INFORMATION SHOWN |
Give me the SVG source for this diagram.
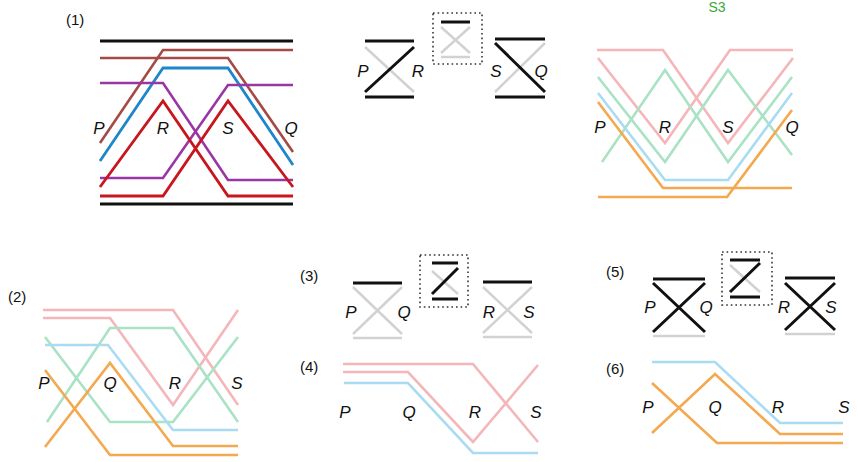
<svg xmlns="http://www.w3.org/2000/svg" width="858" height="462" viewBox="0 0 858 462">
<style>
.l{fill:none;stroke-linejoin:miter;stroke-linecap:butt}
.k{stroke:#111;stroke-width:3}
.g{stroke:#d2d2d2;stroke-width:2.5}
.br{stroke:#a54a45;stroke-width:2.6}
.bl{stroke:#1f86cc;stroke-width:2.8}
.pu{stroke:#9a35a6;stroke-width:2.6}
.rd{stroke:#c8161f;stroke-width:2.8}
.pk{stroke:#f5b6b9;stroke-width:2.6}
.gn{stroke:#a9e2c4;stroke-width:2.6}
.lb{stroke:#a9dcf3;stroke-width:2.6}
.or{stroke:#f4a84f;stroke-width:2.6}
.dot{fill:none;stroke:#333;stroke-width:1.6;stroke-dasharray:1.6 3}
.t{font-family:"Liberation Sans",Arial,sans-serif;font-style:italic;font-size:17px;fill:#111;text-anchor:middle}
.n{font-family:"Liberation Sans",Arial,sans-serif;font-size:15px;fill:#111}
</style>
<rect width="858" height="462" fill="#fff"/>
<text x="717" y="12" font-family="Liberation Sans,Arial,sans-serif" font-size="14" fill="#3aa83a" text-anchor="middle">S3</text>

<g id="panel1-left">
<text class="n" x="66" y="25">(1)</text>
<path class="l k" d="M100,41H293"/>
<path class="l br" d="M100,143L163,50H293"/>
<path class="l br" d="M100,58H228L293,152"/>
<path class="l bl" d="M100,161L163,68H228L293,165"/>
<path class="l pu" d="M100,83H163L228,180H293"/>
<path class="l pu" d="M100,178H163L228,85H293"/>
<path class="l rd" d="M100,187L163,101L228,196H293"/>
<path class="l rd" d="M100,196H163L228,101L293,187"/>
<path class="l k" d="M100,204H293"/>
<text class="t" x="99" y="134">P</text>
<text class="t" x="163" y="134">R</text>
<text class="t" x="228" y="134">S</text>
<text class="t" x="291" y="134">Q</text>
</g>

<g id="panel1-gadgets">
<path class="l g" d="M365,47L414,92"/>
<path class="l k" d="M365,92L414,47"/>
<path class="l k" d="M365,41H414M365,97H414"/>
<text class="t" x="363" y="77">P</text>
<text class="t" x="418" y="77">R</text>
<rect class="dot" x="433" y="13" width="49" height="51"/>
<path class="l g" d="M441,27L470,53M441,53L470,27M441,57H470"/>
<path class="l k" d="M441,22H470"/>
<path class="l g" d="M495,92L545,43"/>
<path class="l k" d="M495,43L545,92"/>
<path class="l k" d="M495,39H545M495,97H545"/>
<text class="t" x="496" y="77">S</text>
<text class="t" x="541" y="77">Q</text>
</g>

<g id="panel1-right">
<path class="l pk" d="M597,50H663L728,143L793,58"/>
<path class="l pk" d="M598,58L665,143L730,50H793"/>
<path class="l gn" d="M598,77L665,162L728,70L792,155"/>
<path class="l gn" d="M602,162L665,70L728,162L792,77"/>
<path class="l lb" d="M598,93L665,180H728L792,93"/>
<path class="l or" d="M598,102L663,188H792"/>
<path class="l or" d="M598,197H727L792,110"/>
<text class="t" x="600" y="133">P</text>
<text class="t" x="665" y="133">R</text>
<text class="t" x="728" y="133">S</text>
<text class="t" x="792" y="133">Q</text>
</g>

<g id="panel2">
<text class="n" x="8" y="302">(2)</text>
<path class="l pk" d="M43,310H173L238,405"/>
<path class="l pk" d="M43,318H110L173,405L238,310"/>
<path class="l gn" d="M45,337L110,422H173L238,337"/>
<path class="l gn" d="M47,422L110,328H173L238,422"/>
<path class="l lb" d="M45,345H108L173,430H238"/>
<path class="l or" d="M45,370L110,455H238"/>
<path class="l or" d="M45,447L110,363L173,446H238"/>
<text class="t" x="44" y="389">P</text>
<text class="t" x="110" y="389">Q</text>
<text class="t" x="175" y="389">R</text>
<text class="t" x="237" y="389">S</text>
</g>

<g id="panel3">
<text class="n" x="300" y="281">(3)</text>
<path class="l g" d="M353,287L402,334M353,334L402,287M353,338H402"/>
<path class="l k" d="M353,283H402"/>
<text class="t" x="351" y="318">P</text>
<text class="t" x="404" y="318">Q</text>
<rect class="dot" x="420" y="255" width="48" height="52"/>
<path class="l g" d="M432,271L458,294"/>
<path class="l k" d="M432,294L458,268M432,263H458M432,299H458"/>
<path class="l g" d="M483,287L532,333M483,333L532,287M483,337H532"/>
<path class="l k" d="M483,282H532"/>
<text class="t" x="489" y="318">R</text>
<text class="t" x="529" y="318">S</text>
</g>

<g id="panel4">
<text class="n" x="300" y="372">(4)</text>
<path class="l pk" d="M343,364H473L538,442"/>
<path class="l pk" d="M343,372H408L473,442L538,365"/>
<path class="l lb" d="M344,383H408L473,453H538"/>
<text class="t" x="345" y="418">P</text>
<text class="t" x="409" y="418">Q</text>
<text class="t" x="475" y="418">R</text>
<text class="t" x="536" y="418">S</text>
</g>

<g id="panel5">
<text class="n" x="606" y="277">(5)</text>
<path class="l g" d="M653,336H705"/>
<path class="l k" d="M653,279H705M653,283L705,332M653,332L705,283"/>
<text class="t" x="650" y="313">P</text>
<text class="t" x="706" y="313">Q</text>
<rect class="dot" x="722" y="252" width="50" height="53"/>
<path class="l g" d="M730,265L760,292"/>
<path class="l k" d="M730,292L760,263M730,260H760M730,297H760"/>
<path class="l g" d="M785,334H835"/>
<path class="l k" d="M785,278H835M785,283L835,330M785,330L835,283"/>
<text class="t" x="784" y="313">R</text>
<text class="t" x="831" y="313">S</text>
</g>

<g id="panel6">
<text class="n" x="606" y="374">(6)</text>
<path class="l lb" d="M652,362H715L780,423H843"/>
<path class="l or" d="M652,383L717,443H843"/>
<path class="l or" d="M652,433L715,374L780,434H843"/>
<text class="t" x="648" y="413">P</text>
<text class="t" x="715" y="413">Q</text>
<text class="t" x="778" y="413">R</text>
<text class="t" x="844" y="413">S</text>
</g>
</svg>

THE REQUEST | Go through the listing above and write it all out exactly, leaving out any picture.

TASK OUTPUT |
Give me the SVG source for this diagram.
<svg xmlns="http://www.w3.org/2000/svg" width="858" height="462" viewBox="0 0 858 462">
<style>
.l{fill:none;stroke-linejoin:miter;stroke-linecap:butt}
.k{stroke:#111;stroke-width:3}
.g{stroke:#d2d2d2;stroke-width:2.5}
.br{stroke:#a54a45;stroke-width:2.6}
.bl{stroke:#1f86cc;stroke-width:2.8}
.pu{stroke:#9a35a6;stroke-width:2.6}
.rd{stroke:#c8161f;stroke-width:2.8}
.pk{stroke:#f5b6b9;stroke-width:2.6}
.gn{stroke:#a9e2c4;stroke-width:2.6}
.lb{stroke:#a9dcf3;stroke-width:2.6}
.or{stroke:#f4a84f;stroke-width:2.6}
.dot{fill:none;stroke:#333;stroke-width:1.6;stroke-dasharray:1.6 3}
.t{font-family:"Liberation Sans",Arial,sans-serif;font-style:italic;font-size:17px;fill:#111;text-anchor:middle}
.n{font-family:"Liberation Sans",Arial,sans-serif;font-size:15px;fill:#111}
</style>
<rect width="858" height="462" fill="#fff"/>
<text x="717" y="12" font-family="Liberation Sans,Arial,sans-serif" font-size="14" fill="#3aa83a" text-anchor="middle">S3</text>

<g id="panel1-left">
<text class="n" x="66" y="25">(1)</text>
<path class="l k" d="M100,41H293"/>
<path class="l br" d="M100,143L163,50H293"/>
<path class="l br" d="M100,58H228L293,152"/>
<path class="l bl" d="M100,161L163,68H228L293,165"/>
<path class="l pu" d="M100,83H163L228,180H293"/>
<path class="l pu" d="M100,178H163L228,85H293"/>
<path class="l rd" d="M100,187L163,101L228,196H293"/>
<path class="l rd" d="M100,196H163L228,101L293,187"/>
<path class="l k" d="M100,204H293"/>
<text class="t" x="99" y="134">P</text>
<text class="t" x="163" y="134">R</text>
<text class="t" x="228" y="134">S</text>
<text class="t" x="291" y="134">Q</text>
</g>

<g id="panel1-gadgets">
<path class="l g" d="M365,47L414,92"/>
<path class="l k" d="M365,92L414,47"/>
<path class="l k" d="M365,41H414M365,97H414"/>
<text class="t" x="363" y="77">P</text>
<text class="t" x="418" y="77">R</text>
<rect class="dot" x="433" y="13" width="49" height="51"/>
<path class="l g" d="M441,27L470,53M441,53L470,27M441,57H470"/>
<path class="l k" d="M441,22H470"/>
<path class="l g" d="M495,92L545,43"/>
<path class="l k" d="M495,43L545,92"/>
<path class="l k" d="M495,39H545M495,97H545"/>
<text class="t" x="496" y="77">S</text>
<text class="t" x="541" y="77">Q</text>
</g>

<g id="panel1-right">
<path class="l pk" d="M597,50H663L728,143L793,58"/>
<path class="l pk" d="M598,58L665,143L730,50H793"/>
<path class="l gn" d="M598,77L665,162L728,70L792,155"/>
<path class="l gn" d="M602,162L665,70L728,162L792,77"/>
<path class="l lb" d="M598,93L665,180H728L792,93"/>
<path class="l or" d="M598,102L663,188H792"/>
<path class="l or" d="M598,197H727L792,110"/>
<text class="t" x="600" y="133">P</text>
<text class="t" x="665" y="133">R</text>
<text class="t" x="728" y="133">S</text>
<text class="t" x="792" y="133">Q</text>
</g>

<g id="panel2">
<text class="n" x="8" y="302">(2)</text>
<path class="l pk" d="M43,310H173L238,405"/>
<path class="l pk" d="M43,318H110L173,405L238,310"/>
<path class="l gn" d="M45,337L110,422H173L238,337"/>
<path class="l gn" d="M47,422L110,328H173L238,422"/>
<path class="l lb" d="M45,345H108L173,430H238"/>
<path class="l or" d="M45,370L110,455H238"/>
<path class="l or" d="M45,447L110,363L173,446H238"/>
<text class="t" x="44" y="389">P</text>
<text class="t" x="110" y="389">Q</text>
<text class="t" x="175" y="389">R</text>
<text class="t" x="237" y="389">S</text>
</g>

<g id="panel3">
<text class="n" x="300" y="281">(3)</text>
<path class="l g" d="M353,287L402,334M353,334L402,287M353,338H402"/>
<path class="l k" d="M353,283H402"/>
<text class="t" x="351" y="318">P</text>
<text class="t" x="404" y="318">Q</text>
<rect class="dot" x="420" y="255" width="48" height="52"/>
<path class="l g" d="M432,271L458,294"/>
<path class="l k" d="M432,294L458,268M432,263H458M432,299H458"/>
<path class="l g" d="M483,287L532,333M483,333L532,287M483,337H532"/>
<path class="l k" d="M483,282H532"/>
<text class="t" x="489" y="318">R</text>
<text class="t" x="529" y="318">S</text>
</g>

<g id="panel4">
<text class="n" x="300" y="372">(4)</text>
<path class="l pk" d="M343,364H473L538,442"/>
<path class="l pk" d="M343,372H408L473,442L538,365"/>
<path class="l lb" d="M344,383H408L473,453H538"/>
<text class="t" x="345" y="418">P</text>
<text class="t" x="409" y="418">Q</text>
<text class="t" x="475" y="418">R</text>
<text class="t" x="536" y="418">S</text>
</g>

<g id="panel5">
<text class="n" x="606" y="277">(5)</text>
<path class="l g" d="M653,336H705"/>
<path class="l k" d="M653,279H705M653,283L705,332M653,332L705,283"/>
<text class="t" x="650" y="313">P</text>
<text class="t" x="706" y="313">Q</text>
<rect class="dot" x="722" y="252" width="50" height="53"/>
<path class="l g" d="M730,265L760,292"/>
<path class="l k" d="M730,292L760,263M730,260H760M730,297H760"/>
<path class="l g" d="M785,334H835"/>
<path class="l k" d="M785,278H835M785,283L835,330M785,330L835,283"/>
<text class="t" x="784" y="313">R</text>
<text class="t" x="831" y="313">S</text>
</g>

<g id="panel6">
<text class="n" x="606" y="374">(6)</text>
<path class="l lb" d="M652,362H715L780,423H843"/>
<path class="l or" d="M652,383L717,443H843"/>
<path class="l or" d="M652,433L715,374L780,434H843"/>
<text class="t" x="648" y="413">P</text>
<text class="t" x="715" y="413">Q</text>
<text class="t" x="778" y="413">R</text>
<text class="t" x="844" y="413">S</text>
</g>
</svg>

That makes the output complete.